## Aim
Retype every line from the start of the data down to and including the line with "fig.savefig('out.png', dpi=100)". Skip the pictures.

--- BEGIN ---

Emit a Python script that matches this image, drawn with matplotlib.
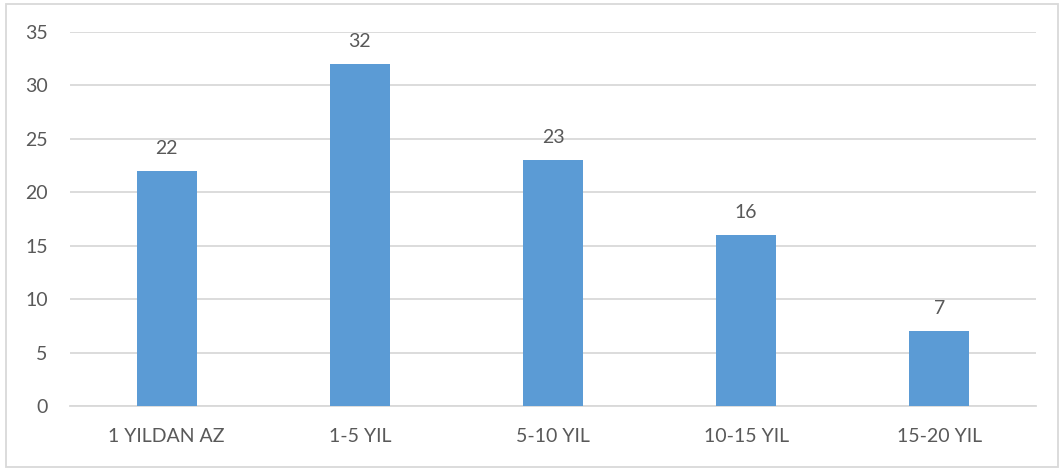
import matplotlib.pyplot as plt
from matplotlib.patches import Rectangle

categories = ['1 YILDAN AZ', '1-5 YIL', '5-10 YIL', '10-15 YIL', '15-20 YIL']
counts = [22, 32, 23, 16, 7]

text_color = '#595959'
grid_color = '#D9D9D9'
bar_color = '#5B9BD5'

plt.rcParams['font.family'] = ['Lato', 'DejaVu Sans']

fig = plt.figure(figsize=(10.59, 4.70), dpi=100)
ax = fig.add_axes([0.0661, 0.1362, 0.9122, 0.7957])

x = range(len(categories))
bars = ax.bar(x, counts, width=0.31, color=bar_color, zorder=3)

for rect, val in zip(bars, counts):
    ax.annotate(str(val), (rect.get_x() + rect.get_width() / 2, val),
                xytext=(0, 10), textcoords='offset points',
                ha='center', va='bottom', fontsize=14, color=text_color)

ax.set_xlim(-0.5, len(categories) - 0.5)
ax.set_ylim(0, 35)
ax.set_yticks(range(0, 36, 5))
ax.set_xticks(list(x))
ax.set_xticklabels(categories)

ax.grid(axis='y', color=grid_color, linewidth=1.3, zorder=0)
for side in ['top', 'right', 'left']:
    ax.spines[side].set_visible(False)
ax.spines['bottom'].set_color(grid_color)
ax.spines['bottom'].set_linewidth(1.3)

ax.tick_params(axis='both', length=0, labelsize=14, labelcolor=text_color)
ax.tick_params(axis='y', pad=16)
ax.tick_params(axis='x', pad=16)

# chart area border
fig.patches.append(Rectangle((6 / 1059, 3 / 470), 1 - 7 / 1059, 1 - 7 / 470,
                             transform=fig.transFigure, fill=False,
                             edgecolor=grid_color, linewidth=1.3))

fig.savefig('out.png', dpi=100)
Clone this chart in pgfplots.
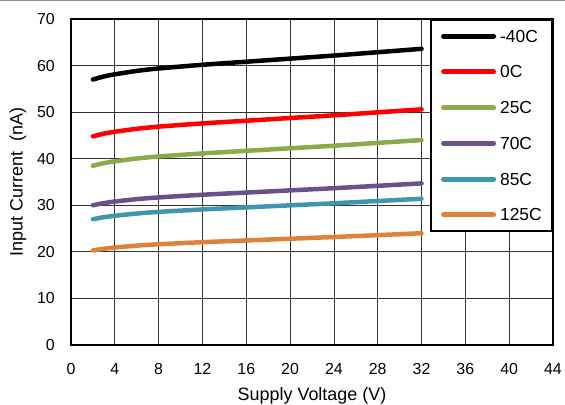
\documentclass[border=0pt]{standalone}
\usepackage{pgfplots}
\pgfplotsset{compat=1.18}
\usepackage{fontspec}
\setmainfont{Liberation Sans}
\definecolor{cgreen}{RGB}{139,170,74}
\definecolor{cpurple}{RGB}{107,81,140}
\definecolor{cteal}{RGB}{62,150,176}
\definecolor{corange}{RGB}{222,130,57}
\begin{document}
\begin{tikzpicture}
\useasboundingbox (0,0) rectangle (565bp,405bp);
\draw[black!45, line width=1bp] (0,404.5bp) -- (565bp,404.5bp);
\begin{axis}[
  at={(71bp,60bp)}, anchor=south west,
  scale only axis, width=482bp, height=326bp,
  xmin=0, xmax=44, ymin=0, ymax=70,
  xtick={0,4,...,44}, ytick={0,10,...,70},
  grid=major,
  major grid style={black!80, line width=0.8bp},
  major tick length=0pt,
  axis line style={line width=2bp, black},
  /pgf/number format/assume math mode=true,
  tick label style={font=\fontsize{16}{19}\selectfont, inner sep=0pt},
  xticklabel shift=18bp,
  yticklabel shift=16bp,
  xlabel={Supply Voltage (V)},
  ylabel={Input Current~ (nA)},
  label style={font=\fontsize{18}{21}\selectfont},
  xlabel style={at={(axis description cs:0.5,-0.169)}, anchor=base},
  ylabel style={at={(axis description cs:-0.110,0.5)}, anchor=center, rotate=0},
  legend style={at={(1,1)}, anchor=north east, draw=black, line width=2bp, fill=white,
    font=\fontsize{17.5}{20}\selectfont,
    nodes={inner sep=0pt, text height=12bp, text depth=0bp, anchor=west},
    row sep=23.7bp, inner sep=10.25bp,
    /tikz/every odd column/.append style={column sep=4bp}},
  legend cell align=left,
  legend image code/.code={\draw[line width=5bp, line cap=round] (0bp,0bp) -- (50bp,0bp);},
  every axis plot/.append style={line width=4.5bp, line cap=round, smooth, no markers},
]
\addplot[black] coordinates {(2,57.0)(3,57.66)(4,58.12)(6,58.85)(8,59.38)(12,60.17)(16,60.83)(20,61.49)(24,62.15)(28,62.87)(32,63.6)};
\addlegendentry{-40C}
\addplot[red] coordinates {(2,44.8)(3,45.38)(4,45.79)(6,46.42)(8,46.89)(12,47.58)(16,48.16)(20,48.74)(24,49.32)(28,49.96)(32,50.6)};
\addlegendentry{0C}
\addplot[cgreen] coordinates {(2,38.5)(3,39.05)(4,39.44)(6,40.04)(8,40.48)(12,41.14)(16,41.69)(20,42.24)(24,42.79)(28,43.40)(32,44.0)};
\addlegendentry{25C}
\addplot[cpurple] coordinates {(2,30.0)(3,30.47)(4,30.80)(6,31.32)(8,31.69)(12,32.26)(16,32.73)(20,33.20)(24,33.67)(28,34.18)(32,34.7)};
\addlegendentry{70C}
\addplot[cteal] coordinates {(2,27.0)(3,27.44)(4,27.75)(6,28.23)(8,28.58)(12,29.11)(16,29.55)(20,29.99)(24,30.43)(28,30.92)(32,31.4)};
\addlegendentry{85C}
\addplot[corange] coordinates {(2,20.3)(3,20.67)(4,20.93)(6,21.34)(8,21.63)(12,22.08)(16,22.45)(20,22.82)(24,23.19)(28,23.59)(32,24.0)};
\addlegendentry{125C}
\end{axis}
\end{tikzpicture}
\end{document}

--- END ---

## Written solution
Emit a Python script that matches this image, drawn with matplotlib.
import matplotlib.pyplot as plt
from matplotlib.patches import Rectangle

categories = ['1 YILDAN AZ', '1-5 YIL', '5-10 YIL', '10-15 YIL', '15-20 YIL']
counts = [22, 32, 23, 16, 7]

text_color = '#595959'
grid_color = '#D9D9D9'
bar_color = '#5B9BD5'

plt.rcParams['font.family'] = ['Lato', 'DejaVu Sans']

fig = plt.figure(figsize=(10.59, 4.70), dpi=100)
ax = fig.add_axes([0.0661, 0.1362, 0.9122, 0.7957])

x = range(len(categories))
bars = ax.bar(x, counts, width=0.31, color=bar_color, zorder=3)

for rect, val in zip(bars, counts):
    ax.annotate(str(val), (rect.get_x() + rect.get_width() / 2, val),
                xytext=(0, 10), textcoords='offset points',
                ha='center', va='bottom', fontsize=14, color=text_color)

ax.set_xlim(-0.5, len(categories) - 0.5)
ax.set_ylim(0, 35)
ax.set_yticks(range(0, 36, 5))
ax.set_xticks(list(x))
ax.set_xticklabels(categories)

ax.grid(axis='y', color=grid_color, linewidth=1.3, zorder=0)
for side in ['top', 'right', 'left']:
    ax.spines[side].set_visible(False)
ax.spines['bottom'].set_color(grid_color)
ax.spines['bottom'].set_linewidth(1.3)

ax.tick_params(axis='both', length=0, labelsize=14, labelcolor=text_color)
ax.tick_params(axis='y', pad=16)
ax.tick_params(axis='x', pad=16)

# chart area border
fig.patches.append(Rectangle((6 / 1059, 3 / 470), 1 - 7 / 1059, 1 - 7 / 470,
                             transform=fig.transFigure, fill=False,
                             edgecolor=grid_color, linewidth=1.3))

fig.savefig('out.png', dpi=100)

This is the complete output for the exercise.